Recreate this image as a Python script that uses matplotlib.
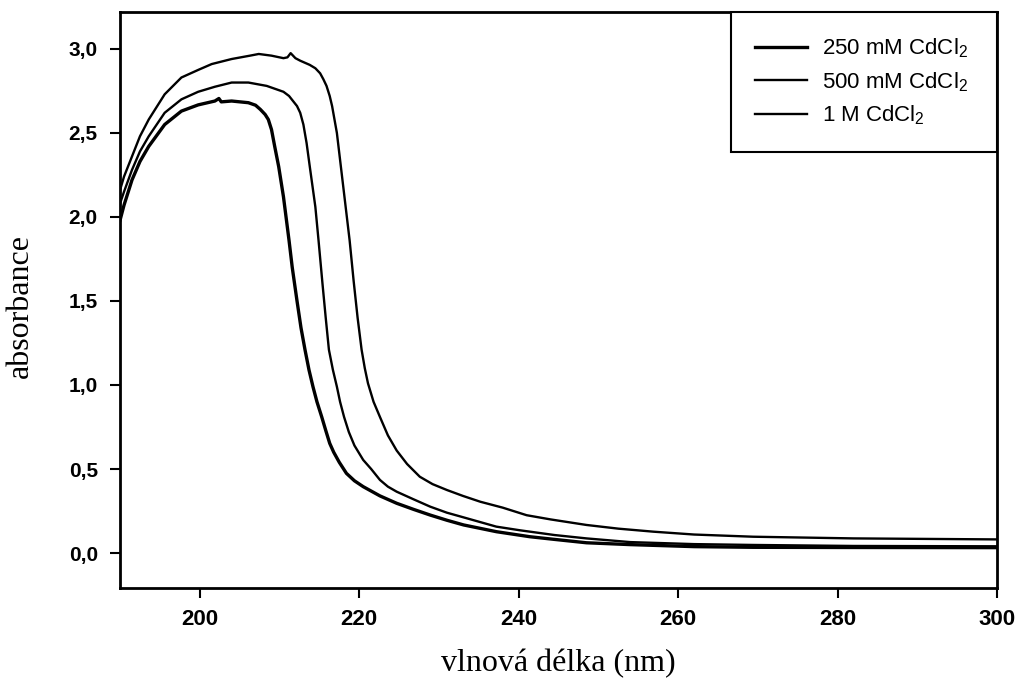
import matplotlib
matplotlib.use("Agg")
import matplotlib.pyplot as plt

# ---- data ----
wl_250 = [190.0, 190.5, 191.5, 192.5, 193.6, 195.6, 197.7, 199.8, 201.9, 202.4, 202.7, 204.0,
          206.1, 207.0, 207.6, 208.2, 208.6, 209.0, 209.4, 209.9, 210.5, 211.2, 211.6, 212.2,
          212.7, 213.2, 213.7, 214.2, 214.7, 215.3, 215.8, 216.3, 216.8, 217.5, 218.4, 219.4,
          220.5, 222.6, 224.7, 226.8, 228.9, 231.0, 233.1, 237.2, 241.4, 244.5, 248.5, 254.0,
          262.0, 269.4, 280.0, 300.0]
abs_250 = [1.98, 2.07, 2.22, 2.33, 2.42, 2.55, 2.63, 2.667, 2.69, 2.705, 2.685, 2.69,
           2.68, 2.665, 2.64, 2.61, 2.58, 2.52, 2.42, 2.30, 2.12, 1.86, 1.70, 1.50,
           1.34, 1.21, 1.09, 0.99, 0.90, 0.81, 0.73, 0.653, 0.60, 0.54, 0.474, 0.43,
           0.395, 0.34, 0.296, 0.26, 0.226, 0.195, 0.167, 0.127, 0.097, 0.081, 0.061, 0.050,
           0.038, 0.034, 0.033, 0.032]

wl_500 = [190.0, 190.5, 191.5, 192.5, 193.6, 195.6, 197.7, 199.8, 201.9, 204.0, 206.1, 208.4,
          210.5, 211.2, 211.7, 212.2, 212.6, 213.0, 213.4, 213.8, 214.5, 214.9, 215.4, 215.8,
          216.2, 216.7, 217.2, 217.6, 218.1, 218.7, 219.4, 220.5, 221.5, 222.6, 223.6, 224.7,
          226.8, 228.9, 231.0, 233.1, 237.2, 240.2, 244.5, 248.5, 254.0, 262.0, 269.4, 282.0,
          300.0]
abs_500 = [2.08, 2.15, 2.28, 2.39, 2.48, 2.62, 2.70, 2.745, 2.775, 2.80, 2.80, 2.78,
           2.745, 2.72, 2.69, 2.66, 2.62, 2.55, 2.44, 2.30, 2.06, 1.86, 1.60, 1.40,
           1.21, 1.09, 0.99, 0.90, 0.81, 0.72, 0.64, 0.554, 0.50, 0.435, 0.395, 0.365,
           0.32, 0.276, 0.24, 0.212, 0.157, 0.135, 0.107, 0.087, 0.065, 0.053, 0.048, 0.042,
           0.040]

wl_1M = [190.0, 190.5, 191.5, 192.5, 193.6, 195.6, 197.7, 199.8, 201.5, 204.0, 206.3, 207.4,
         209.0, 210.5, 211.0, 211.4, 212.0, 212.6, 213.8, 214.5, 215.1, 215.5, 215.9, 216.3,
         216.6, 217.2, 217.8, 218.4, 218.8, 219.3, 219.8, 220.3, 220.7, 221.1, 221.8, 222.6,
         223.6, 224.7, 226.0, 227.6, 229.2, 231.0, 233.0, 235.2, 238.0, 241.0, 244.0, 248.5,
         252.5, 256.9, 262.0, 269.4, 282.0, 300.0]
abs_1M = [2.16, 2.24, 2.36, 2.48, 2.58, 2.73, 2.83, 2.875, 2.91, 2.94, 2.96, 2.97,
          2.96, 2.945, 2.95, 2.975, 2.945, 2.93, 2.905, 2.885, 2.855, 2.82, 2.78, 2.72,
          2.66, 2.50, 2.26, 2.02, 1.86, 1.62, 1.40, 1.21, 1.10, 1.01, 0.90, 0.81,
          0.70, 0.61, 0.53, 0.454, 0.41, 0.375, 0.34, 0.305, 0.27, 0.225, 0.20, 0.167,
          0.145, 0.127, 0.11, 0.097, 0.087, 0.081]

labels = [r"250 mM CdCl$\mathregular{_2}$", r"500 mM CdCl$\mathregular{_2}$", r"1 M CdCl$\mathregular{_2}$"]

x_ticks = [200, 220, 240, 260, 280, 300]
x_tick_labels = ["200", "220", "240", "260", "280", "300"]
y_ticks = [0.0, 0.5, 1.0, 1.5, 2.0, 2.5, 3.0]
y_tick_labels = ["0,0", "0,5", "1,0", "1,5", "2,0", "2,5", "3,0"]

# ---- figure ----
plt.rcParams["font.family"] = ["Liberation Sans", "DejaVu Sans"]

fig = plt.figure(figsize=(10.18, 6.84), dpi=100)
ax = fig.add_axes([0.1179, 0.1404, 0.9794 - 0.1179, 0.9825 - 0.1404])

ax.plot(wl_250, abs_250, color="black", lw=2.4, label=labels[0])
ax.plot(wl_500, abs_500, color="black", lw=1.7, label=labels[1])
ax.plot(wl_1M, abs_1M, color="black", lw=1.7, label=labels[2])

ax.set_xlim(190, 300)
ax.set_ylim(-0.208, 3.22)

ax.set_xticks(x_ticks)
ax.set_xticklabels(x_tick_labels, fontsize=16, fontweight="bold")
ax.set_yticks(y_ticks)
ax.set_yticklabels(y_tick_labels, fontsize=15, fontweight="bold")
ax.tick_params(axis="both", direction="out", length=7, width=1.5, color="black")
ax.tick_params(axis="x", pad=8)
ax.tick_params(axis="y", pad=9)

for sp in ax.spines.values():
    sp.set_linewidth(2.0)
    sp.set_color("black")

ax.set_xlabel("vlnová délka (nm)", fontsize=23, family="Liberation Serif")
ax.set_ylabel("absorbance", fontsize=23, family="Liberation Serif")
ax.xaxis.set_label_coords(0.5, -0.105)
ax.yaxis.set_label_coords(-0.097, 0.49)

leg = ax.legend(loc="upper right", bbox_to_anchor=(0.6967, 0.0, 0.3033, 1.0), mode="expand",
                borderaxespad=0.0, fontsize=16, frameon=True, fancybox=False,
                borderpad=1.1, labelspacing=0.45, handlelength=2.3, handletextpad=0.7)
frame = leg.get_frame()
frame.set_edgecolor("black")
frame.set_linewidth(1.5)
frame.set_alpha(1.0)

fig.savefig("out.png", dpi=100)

Given task -> Exclude every picture and copy the remaining data exactly.

Final result ->
Recreate this image as a Python script that uses matplotlib.
import matplotlib
matplotlib.use("Agg")
import matplotlib.pyplot as plt

# ---- data ----
wl_250 = [190.0, 190.5, 191.5, 192.5, 193.6, 195.6, 197.7, 199.8, 201.9, 202.4, 202.7, 204.0,
          206.1, 207.0, 207.6, 208.2, 208.6, 209.0, 209.4, 209.9, 210.5, 211.2, 211.6, 212.2,
          212.7, 213.2, 213.7, 214.2, 214.7, 215.3, 215.8, 216.3, 216.8, 217.5, 218.4, 219.4,
          220.5, 222.6, 224.7, 226.8, 228.9, 231.0, 233.1, 237.2, 241.4, 244.5, 248.5, 254.0,
          262.0, 269.4, 280.0, 300.0]
abs_250 = [1.98, 2.07, 2.22, 2.33, 2.42, 2.55, 2.63, 2.667, 2.69, 2.705, 2.685, 2.69,
           2.68, 2.665, 2.64, 2.61, 2.58, 2.52, 2.42, 2.30, 2.12, 1.86, 1.70, 1.50,
           1.34, 1.21, 1.09, 0.99, 0.90, 0.81, 0.73, 0.653, 0.60, 0.54, 0.474, 0.43,
           0.395, 0.34, 0.296, 0.26, 0.226, 0.195, 0.167, 0.127, 0.097, 0.081, 0.061, 0.050,
           0.038, 0.034, 0.033, 0.032]

wl_500 = [190.0, 190.5, 191.5, 192.5, 193.6, 195.6, 197.7, 199.8, 201.9, 204.0, 206.1, 208.4,
          210.5, 211.2, 211.7, 212.2, 212.6, 213.0, 213.4, 213.8, 214.5, 214.9, 215.4, 215.8,
          216.2, 216.7, 217.2, 217.6, 218.1, 218.7, 219.4, 220.5, 221.5, 222.6, 223.6, 224.7,
          226.8, 228.9, 231.0, 233.1, 237.2, 240.2, 244.5, 248.5, 254.0, 262.0, 269.4, 282.0,
          300.0]
abs_500 = [2.08, 2.15, 2.28, 2.39, 2.48, 2.62, 2.70, 2.745, 2.775, 2.80, 2.80, 2.78,
           2.745, 2.72, 2.69, 2.66, 2.62, 2.55, 2.44, 2.30, 2.06, 1.86, 1.60, 1.40,
           1.21, 1.09, 0.99, 0.90, 0.81, 0.72, 0.64, 0.554, 0.50, 0.435, 0.395, 0.365,
           0.32, 0.276, 0.24, 0.212, 0.157, 0.135, 0.107, 0.087, 0.065, 0.053, 0.048, 0.042,
           0.040]

wl_1M = [190.0, 190.5, 191.5, 192.5, 193.6, 195.6, 197.7, 199.8, 201.5, 204.0, 206.3, 207.4,
         209.0, 210.5, 211.0, 211.4, 212.0, 212.6, 213.8, 214.5, 215.1, 215.5, 215.9, 216.3,
         216.6, 217.2, 217.8, 218.4, 218.8, 219.3, 219.8, 220.3, 220.7, 221.1, 221.8, 222.6,
         223.6, 224.7, 226.0, 227.6, 229.2, 231.0, 233.0, 235.2, 238.0, 241.0, 244.0, 248.5,
         252.5, 256.9, 262.0, 269.4, 282.0, 300.0]
abs_1M = [2.16, 2.24, 2.36, 2.48, 2.58, 2.73, 2.83, 2.875, 2.91, 2.94, 2.96, 2.97,
          2.96, 2.945, 2.95, 2.975, 2.945, 2.93, 2.905, 2.885, 2.855, 2.82, 2.78, 2.72,
          2.66, 2.50, 2.26, 2.02, 1.86, 1.62, 1.40, 1.21, 1.10, 1.01, 0.90, 0.81,
          0.70, 0.61, 0.53, 0.454, 0.41, 0.375, 0.34, 0.305, 0.27, 0.225, 0.20, 0.167,
          0.145, 0.127, 0.11, 0.097, 0.087, 0.081]

labels = [r"250 mM CdCl$\mathregular{_2}$", r"500 mM CdCl$\mathregular{_2}$", r"1 M CdCl$\mathregular{_2}$"]

x_ticks = [200, 220, 240, 260, 280, 300]
x_tick_labels = ["200", "220", "240", "260", "280", "300"]
y_ticks = [0.0, 0.5, 1.0, 1.5, 2.0, 2.5, 3.0]
y_tick_labels = ["0,0", "0,5", "1,0", "1,5", "2,0", "2,5", "3,0"]

# ---- figure ----
plt.rcParams["font.family"] = ["Liberation Sans", "DejaVu Sans"]

fig = plt.figure(figsize=(10.18, 6.84), dpi=100)
ax = fig.add_axes([0.1179, 0.1404, 0.9794 - 0.1179, 0.9825 - 0.1404])

ax.plot(wl_250, abs_250, color="black", lw=2.4, label=labels[0])
ax.plot(wl_500, abs_500, color="black", lw=1.7, label=labels[1])
ax.plot(wl_1M, abs_1M, color="black", lw=1.7, label=labels[2])

ax.set_xlim(190, 300)
ax.set_ylim(-0.208, 3.22)

ax.set_xticks(x_ticks)
ax.set_xticklabels(x_tick_labels, fontsize=16, fontweight="bold")
ax.set_yticks(y_ticks)
ax.set_yticklabels(y_tick_labels, fontsize=15, fontweight="bold")
ax.tick_params(axis="both", direction="out", length=7, width=1.5, color="black")
ax.tick_params(axis="x", pad=8)
ax.tick_params(axis="y", pad=9)

for sp in ax.spines.values():
    sp.set_linewidth(2.0)
    sp.set_color("black")

ax.set_xlabel("vlnová délka (nm)", fontsize=23, family="Liberation Serif")
ax.set_ylabel("absorbance", fontsize=23, family="Liberation Serif")
ax.xaxis.set_label_coords(0.5, -0.105)
ax.yaxis.set_label_coords(-0.097, 0.49)

leg = ax.legend(loc="upper right", bbox_to_anchor=(0.6967, 0.0, 0.3033, 1.0), mode="expand",
                borderaxespad=0.0, fontsize=16, frameon=True, fancybox=False,
                borderpad=1.1, labelspacing=0.45, handlelength=2.3, handletextpad=0.7)
frame = leg.get_frame()
frame.set_edgecolor("black")
frame.set_linewidth(1.5)
frame.set_alpha(1.0)

fig.savefig("out.png", dpi=100)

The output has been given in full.